The murder of the 15-year-old gifted student is not only a tragic story but a symbol of the way many students of color in South-Central Los Angeles and the surrounding areas are not allowed to live up to their promise. These students face many obstacles, including poverty, crime, domestic abuse, lack of resources, and senseless acts of violence. The detectives who find the boy are quick to assume that he is merely another gang member. However, the 15-year-old victim was a gifted student who was determined to live a better life, but was robbed of that opportunity. Corwin’s book is a chronicle of the ways in which these bright students struggle to graduate from a gifted program at Crenshaw High School.

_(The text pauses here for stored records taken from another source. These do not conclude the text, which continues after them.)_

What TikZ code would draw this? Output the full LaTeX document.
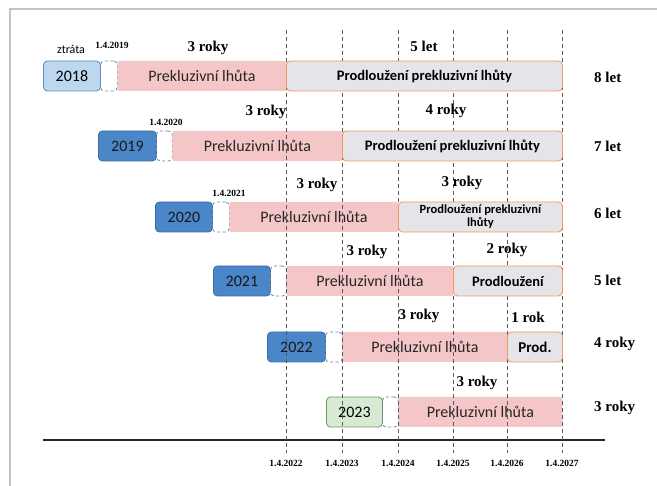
\documentclass[tikz,border=0pt]{standalone}
\usepackage{fontspec}
\setmainfont{Liberation Serif}
\newfontfamily\calfont{Carlito}
\definecolor{pinkc}{HTML}{F5C6C8}
\definecolor{grayc}{HTML}{E5E5E9}
\definecolor{orangec}{HTML}{EE9A5C}
\definecolor{lblue}{HTML}{BDD7EE}
\definecolor{lblueb}{HTML}{5B8CC0}
\definecolor{mblue}{HTML}{4A86C8}
\definecolor{mblueb}{HTML}{3A6EA5}
\definecolor{lgreen}{HTML}{D8EAD3}
\definecolor{lgreenb}{HTML}{6E9A5E}
\definecolor{dashc}{HTML}{6A86A8}
\definecolor{vlinec}{HTML}{5A5A5A}
\definecolor{framec}{HTML}{C4C4C4}
\begin{document}
\begin{tikzpicture}[x=1pt,y=-1pt,
  base/.style={rounded corners=4pt, minimum height=30pt, inner sep=0pt, anchor=west, line width=0.8pt},
  yrA/.style={base, fill=lblue, draw=lblueb, font=\calfont\fontsize{16}{18}\selectfont},
  yrB/.style={base, fill=mblue, draw=mblueb, font=\calfont\fontsize{16}{18}\selectfont, text=black!90},
  yrC/.style={base, fill=lgreen, draw=lgreenb, font=\calfont\fontsize{16}{18}\selectfont},
  dbox/.style={base, draw=dashc, dash pattern=on 3pt off 2.5pt},
  pinkbar/.style={base, fill=pinkc, draw=none, rounded corners=2pt, text=black!85, font=\calfont\fontsize{16}{18}\selectfont},
  graybox/.style={base, fill=grayc, draw=orangec, font=\calfont\bfseries\fontsize{14.5}{16}\selectfont},
  lbl/.style={font=\bfseries\fontsize{15}{17}\selectfont, inner sep=0pt},
  rlbl/.style={font=\bfseries\fontsize{15}{17}\selectfont, inner sep=0pt, anchor=west},
  dt/.style={font=\bfseries\fontsize{9.5}{11}\selectfont, inner sep=0pt},
  vline/.style={draw=vlinec, line width=0.7pt, dash pattern=on 4pt off 3pt}
]
\useasboundingbox (0,0) rectangle (657,486);
% frame
\draw[framec, line width=1.5pt] (10,486) -- (10,9) -- (657,9);
% axis
\coordinate (axL) at (43,440);
\coordinate (axR) at (605,440);
\draw[black!85, line width=2.5pt] (axL) -- (axR);

% row 1 (2018)
\node[yrA, minimum width=57pt] (y18) at (43,76) {2018};
\node[dbox, minimum width=17pt] (d18) at (100,76) {};
\node[pinkbar, minimum width=169pt] (p18) at (117,76) {Prekluzivní lhůta};
% row 2 (2019)
\node[yrB, minimum width=58pt] (y19) at (98,146) {2019};
\node[dbox, minimum width=16pt] (d19) at (156,146) {};
\node[pinkbar, minimum width=170pt] (p19) at (172,146) {Prekluzivní lhůta};
% row 3 (2020)
\node[yrB, minimum width=57pt] (y20) at (155,217) {2020};
\node[dbox, minimum width=17pt] (d20) at (212,217) {};
\node[pinkbar, minimum width=169pt] (p20) at (229,217) {Prekluzivní lhůta};
% row 4 (2021)
\node[yrB, minimum width=57pt] (y21) at (213,281) {2021};
\node[dbox, minimum width=16pt] (d21) at (270,281) {};
\node[pinkbar, minimum width=167pt] (p21) at (286,281) {Prekluzivní lhůta};
% row 5 (2022)
\node[yrB, minimum width=58pt] (y22) at (267,347) {2022};
\node[dbox, minimum width=17pt] (d22) at (325,347) {};
\node[pinkbar, minimum width=165pt] (p22) at (342,347) {Prekluzivní lhůta};
% row 6 (2023)
\node[yrC, minimum width=56pt] (y23) at (326,412) {2023};
\node[dbox, minimum width=16pt] (d23) at (382,412) {};
\node[pinkbar, minimum width=164pt] (p23) at (398,412) {Prekluzivní lhůta};

% vertical dashed lines and date labels
\foreach \x/\n in {286/2022,342/2023,398/2024,453/2025,507/2026,562/2027}{
  \coordinate (t\n) at (\x,30);
  \coordinate (b\n) at (\x,453);
  \draw[vline] (t\n) -- (b\n);
  \node[dt] (l\n) at (\x,463) {1.4.\n};
}

% grey extension boxes
\node[graybox, minimum width=276pt] (g18) at (286,76) {Prodloužení prekluzivní lhůty};
\node[graybox, minimum width=220pt] (g19) at (342,146) {Prodloužení prekluzivní lhůty};
\node[graybox, minimum width=164pt, align=center, font=\calfont\bfseries\fontsize{12.5}{13}\selectfont] (g20) at (398,217) {Prodloužení prekluzivní\\lhůty};
\node[graybox, minimum width=109pt] (g21) at (453,281) {Prodloužení};
\node[graybox, minimum width=55pt, font=\calfont\bfseries\fontsize{15}{16}\selectfont] (g22) at (507,347) {Prod.};

% top labels
\node[font=\calfont\fontsize{12}{14}\selectfont, inner sep=0pt] (ztr) at (71,49) {ztráta};
\node[dt] (d2019) at (112,45) {1.4.2019};
\node[lbl] (a18) at (208,48) {3 roky};
\node[lbl] (b18) at (424,46) {5 let};
\node[lbl] (a19) at (266,112) {3 roky};
\node[dt] (d2020) at (166,122) {1.4.2020};
\node[lbl] (b19) at (446,111) {4 roky};
\node[lbl] (a20) at (317,185) {3 roky};
\node[dt] (d2021) at (229,193) {1.4.2021};
\node[lbl] (b20) at (462,183) {3 roky};
\node[lbl] (a21) at (367,252) {3 roky};
\node[lbl] (b21) at (507,250) {2 roky};
\node[lbl] (a22) at (419,316) {3 roky};
\node[lbl] (b22) at (528,317) {1 rok};
\node[lbl] (a23) at (477,383) {3 roky};

% right totals
\node[rlbl] (r18) at (594,77) {8 let};
\node[rlbl] (r19) at (594,146) {7 let};
\node[rlbl] (r20) at (594,213) {6 let};
\node[rlbl] (r21) at (594,280) {5 let};
\node[rlbl] (r22) at (594,344) {4 roky};
\node[rlbl] (r23) at (594,408) {3 roky};
\end{tikzpicture}
\end{document}
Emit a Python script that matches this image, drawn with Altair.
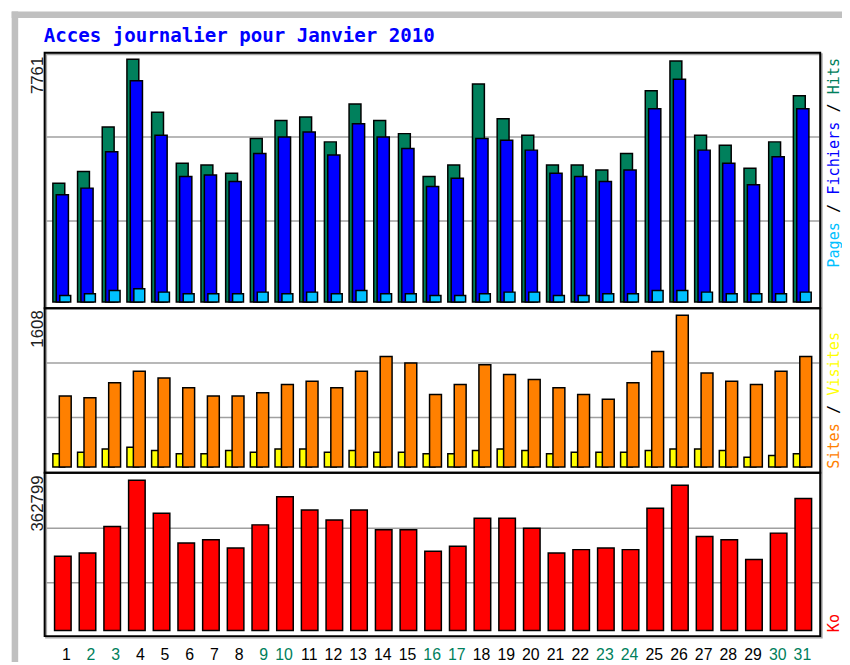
import altair as alt
import pandas as pd

# ---------------- data ----------------
title_text = "Acces journalier pour Janvier 2010"
days = list(range(1, 32))
weekend_days = [2, 3, 9, 10, 16, 17, 23, 24, 30, 31]
hits = [3802, 4171, 5597, 7761, 6072, 4435, 4382, 4118, 5227, 5808, 5914,
        5122, 6336, 5808, 5386, 4013, 4382, 6970, 5861, 5333, 4382, 4382,
        4224, 4752, 6758, 7709, 5333, 5016, 4277, 5122, 6600]
files = [3432, 3643, 4805, 7075, 5333, 4013, 4066, 3854, 4752, 5280, 5438,
         4699, 5702, 5280, 4910, 3696, 3960, 5227, 5174, 4858, 4118, 4013,
         3854, 4224, 6178, 7128, 4858, 4435, 3749, 4646, 6178]
pages = [211, 264, 370, 422, 317, 264, 264, 264, 317, 264, 317,
         264, 370, 264, 264, 211, 211, 264, 317, 317, 211, 211,
         264, 264, 370, 370, 317, 264, 264, 264, 317]
visits = [140, 157, 192, 210, 175, 140, 140, 175, 157, 192, 192,
          157, 175, 157, 157, 140, 140, 175, 192, 175, 140, 157,
          157, 157, 175, 192, 192, 175, 105, 122, 140]
sites = [752, 734, 892, 1014, 944, 839, 752, 752, 787, 874, 909,
         839, 1014, 1171, 1102, 769, 874, 1084, 979, 927, 839, 769,
         717, 892, 1224, 1608, 997, 909, 874, 1014, 1171]
kbytes = [179415, 187389, 251181, 362799, 283077, 211311, 219285, 199350,
          255168, 322947, 291051, 267129, 291051, 243207, 243207, 191376,
          203337, 271116, 271116, 247194, 187389, 195363, 199350, 195363,
          295038, 350856, 227259, 219285, 171441, 235233, 318960]

C_HITS, C_FILES, C_PAGES = "#00805c", "#0000ff", "#00c0ff"
C_VISITS, C_SITES, C_KB = "#ffff00", "#ff8000", "#ff0000"

df = pd.DataFrame({
    "day": days, "label": [str(d) for d in days],
    "weekend": [d in weekend_days for d in days],
    "hits": hits, "files": files, "pages": pages,
    "visits": visits, "sites": sites, "kbytes": kbytes,
})

W, H = 842, 657
SLOT = 24.92
X0 = 45.3
xscale = alt.Scale(domain=[1, 31], range=[X0, X0 + 30 * SLOT], nice=False, zero=False)
ys1 = alt.Scale(domain=[0, max(hits)], range=[293.7, 48.7], nice=False, zero=True)
ys2 = alt.Scale(domain=[0, max(sites)], range=[460.3, 307], nice=False, zero=True)
ys3 = alt.Scale(domain=[0, max(kbytes)], range=[625.3, 473.7], nice=False, zero=True)


def bars(field, color, yscale, off, w):
    return alt.Chart(df).mark_rect(
        fill=color, stroke="black", strokeWidth=1.5, xOffset=off, x2Offset=off + w
    ).encode(
        x=alt.X("day:Q", scale=xscale, axis=None),
        x2=alt.X2("day"),
        y=alt.Y(f"{field}:Q", scale=yscale, axis=None),
        y2=alt.datum(0),
    )


def box(x1, x2, y1, y2, color, sw):
    return alt.Chart(pd.DataFrame({"k": [0]})).mark_rect(
        fillOpacity=0, stroke=color, strokeWidth=sw
    ).encode(x=alt.value(x1), x2=alt.value(x2), y=alt.value(y1), y2=alt.value(y2))


def band(x1, x2, y1, y2, color):
    return alt.Chart(pd.DataFrame({"k": [0]})).mark_rect(fill=color).encode(
        x=alt.value(x1), x2=alt.value(x2), y=alt.value(y1), y2=alt.value(y2))


def grid(y):
    return alt.Chart(pd.DataFrame({"k": [0]})).mark_rule(
        color="#a0a0a0", strokeWidth=1.5
    ).encode(x=alt.value(38), x2=alt.value(819), y=alt.value(y))


def vtext(txt, color, x, y, size=15.3, font="DejaVu Sans Mono", align="left"):
    return alt.Chart(pd.DataFrame({"t": [txt]})).mark_text(
        angle=270, align=align, baseline="alphabetic", font=font,
        fontSize=size, color=color
    ).encode(x=alt.value(x), y=alt.value(y), text="t:N")


def legend(segments, x, y0, size=15.3):
    """segments laid end to end (monospace), reading upward from y0"""
    adv = 0.602 * size
    out, k = [], 0
    for txt, col in segments:
        lead = len(txt) - len(txt.lstrip(" "))
        out.append(vtext(txt.strip(" "), col, x, y0 - (k + lead) * adv, size))
        k += len(txt)
    return out


layers = [
    band(3.7, 10.3, 0.3, H, "#c0c0c0"),
    band(3.7, W, 0.3, 7, "#c0c0c0"),
    box(38.5, 821.5, 43.5, 632.5, "#a8a8a8", 2),
]
layers += [grid(y) for y in [127, 212, 355.3, 410.3, 522, 577]]
layers += [
    bars("hits", C_HITS, ys1, 0, 12),
    bars("files", C_FILES, ys1, 3.4, 12.3),
    bars("pages", C_PAGES, ys1, 7, 11),
    bars("visits", C_VISITS, ys2, 0, 12),
    bars("sites", C_SITES, ys2, 6.5, 12),
    bars("kbytes", C_KB, ys3, 1.7, 16.7),
    box(37, 820, 42, 300, "black", 2),
    box(37, 820, 300, 466, "black", 2),
    box(37, 820, 466, 631, "black", 2),
]

# day labels
layers.append(
    alt.Chart(df).mark_text(
        align="right", baseline="alphabetic", xOffset=18,
        font="Liberation Sans", fontSize=16
    ).encode(
        x=alt.X("day:Q", scale=xscale, axis=None),
        y=alt.value(655),
        text="label:N",
        color=alt.condition("datum.weekend", alt.value(C_HITS), alt.value("black")),
    )
)

# max labels (rotated)
for val, ytop in [(max(hits), 46), (max(sites), 302), (max(kbytes), 468.7)]:
    layers.append(vtext(str(val), "#202020", 35, ytop, size=17,
                        font="Liberation Sans", align="right"))

# right-side legends
LX = 838.5
layers += legend([("Pages", C_PAGES), (" / ", "black"), ("Fichiers", C_FILES),
                  (" / ", "black"), ("Hits", C_HITS)], LX, 259)
layers += legend([("Sites", C_SITES), (" / ", "black"), ("Visites", C_VISITS)], LX, 462)
layers += legend([("Ko", C_KB)], LX, 627)

# title
layers.append(
    alt.Chart(pd.DataFrame({"t": [title_text]})).mark_text(
        align="left", baseline="alphabetic", font="DejaVu Sans Mono",
        fontWeight="bold", fontSize=19.3, color="#0000ff"
    ).encode(x=alt.value(36), y=alt.value(31), text="t:N")
)

chart = alt.layer(*layers).resolve_scale(y="independent").properties(
    width=W, height=H, autosize=alt.AutoSizeParams(type="none"), padding=0,
    background="white",
).configure_view(stroke=None)

chart.save("out.html", embed_options={"renderer": "svg", "actions": False})
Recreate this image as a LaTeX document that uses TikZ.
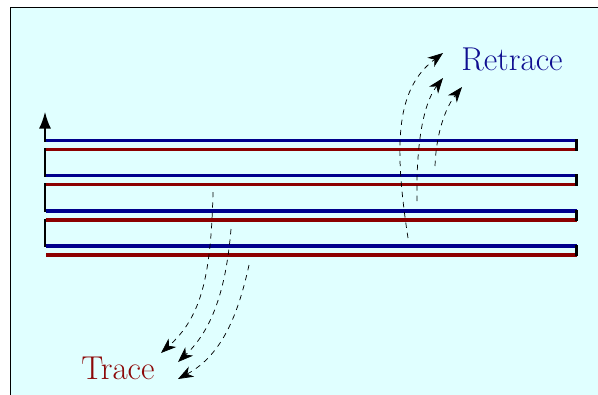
\documentclass[tikz,border=0pt]{standalone}
\usetikzlibrary{arrows.meta}
\definecolor{screenbg}{RGB}{224,255,255}
\definecolor{tracered}{RGB}{140,0,0}
\definecolor{retraceblue}{RGB}{0,0,140}
\definecolor{tracetext}{RGB}{140,8,8}
\definecolor{retracetext}{RGB}{15,15,145}
\begin{document}
\begin{tikzpicture}[x=0.75pt,y=-0.75pt,
  traceline/.style={draw=tracered, line width=2.7pt},
  retraceline/.style={draw=retraceblue, line width=2.7pt},
  flyback/.style={draw=black, line width=1.8pt},
  sweep/.style={draw=black, line width=0.55pt, dash pattern=on 4pt off 3.75pt,
    -{Stealth[length=11.5pt,width=8.5pt,inset=3.5pt]}},
  caption/.style={font=\fontsize{24.8}{30}\selectfont, inner sep=0pt, anchor=base west}]
\useasboundingbox (0,0) rectangle (598,394);
\fill[white] (0,0) rectangle (598,394);
\begin{scope}
  \clip (0,0) rectangle (598,394);
  \draw[fill=screenbg, line width=0.75pt] (10,7) rectangle (620,420);
\end{scope}

% scan lines: blue retrace above, red trace below
\foreach \i in {1,...,4}{
  \pgfmathsetmacro{\yb}{140.3+(\i-1)*35.3}
  \pgfmathsetmacro{\yr}{\yb+9}
  \coordinate (bL\i) at (46,\yb);
  \coordinate (bR\i) at (576.5,\yb);
  \coordinate (rL\i) at (46,\yr);
  \coordinate (rR\i) at (576.5,\yr);
  \coordinate (fL\i) at (45,\yb);
  \coordinate (gL\i) at (45,\yr);
  \draw[retraceline] (bL\i) -- (bR\i);
  \draw[traceline] (rL\i) -- (rR\i);
  \draw[flyback] ([yshift=0.9pt]bR\i) -- ([yshift=-0.9pt]rR\i);
}
\foreach \i/\j in {1/2,2/3,3/4}{
  \draw[flyback] ([yshift=0.9pt]gL\i) -- ([yshift=-0.9pt]fL\j);
}
\coordinate (top) at (45,111.5);
\draw[flyback, -{Latex[length=12.75pt,width=9pt]}] ([yshift=-0.9pt]fL1) -- (top);

% trace sweeps
\coordinate (t1a) at (213,192); \coordinate (t1b) at (161,353);
\coordinate (t2a) at (231,229); \coordinate (t2b) at (178,362);
\coordinate (t3a) at (249,265); \coordinate (t3b) at (178,379);
\draw[sweep] (t1a) .. controls (211,280) and (200,318) .. (t1b);
\draw[sweep] (t2a) .. controls (226,290) and (212,330) .. (t2b);
\draw[sweep] (t3a) .. controls (238,315) and (222,355) .. (t3b);

% retrace sweeps
\coordinate (r1a) at (408,238); \coordinate (r1b) at (443,53);
\coordinate (r2a) at (417,201); \coordinate (r2b) at (443,78);
\coordinate (r3a) at (435,166); \coordinate (r3b) at (462,87);
\draw[sweep] (r1a) .. controls (393,140) and (397,88) .. (r1b);
\draw[sweep] (r2a) .. controls (416,150) and (422,105) .. (r2b);
\draw[sweep] (r3a) .. controls (436,135) and (445,108) .. (r3b);

\node[caption, text=retracetext] (retrace) at (461,70) {Retrace};
\node[caption, text=tracetext] (trace) at (81,379.5) {Trace};
\end{tikzpicture}
\end{document}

These chapters introduce some of the students who Corwin profiles and describe many of the obstacles arrayed against them. Olivia ran away from home in middle school as a reaction to her mother’s abuse, and she bounces from different foster and group homes. When Olivia finds someone to take her in, she quarrels with that person and is again out on her own, trying to afford a place to live by working. Sadi has had to contend with his father’s leaving and imprisonment, as well as his own involvement with gangs. Toya found her mother dead, strangled by her stepfather. Though these young students face profound trauma and suffering, their perseverance and drive to succeed is equally profound.
The AP class is a rare haven for these gifted students, who view school as a symbol of freedom rather than restraint. The proximity of violence—their school has gang members in another program—makes their temporary release into the world of learning more dramatic. From inside the walls of the classroom, the students see a different life and a different path from the violence and insecurity of their lives outside of school.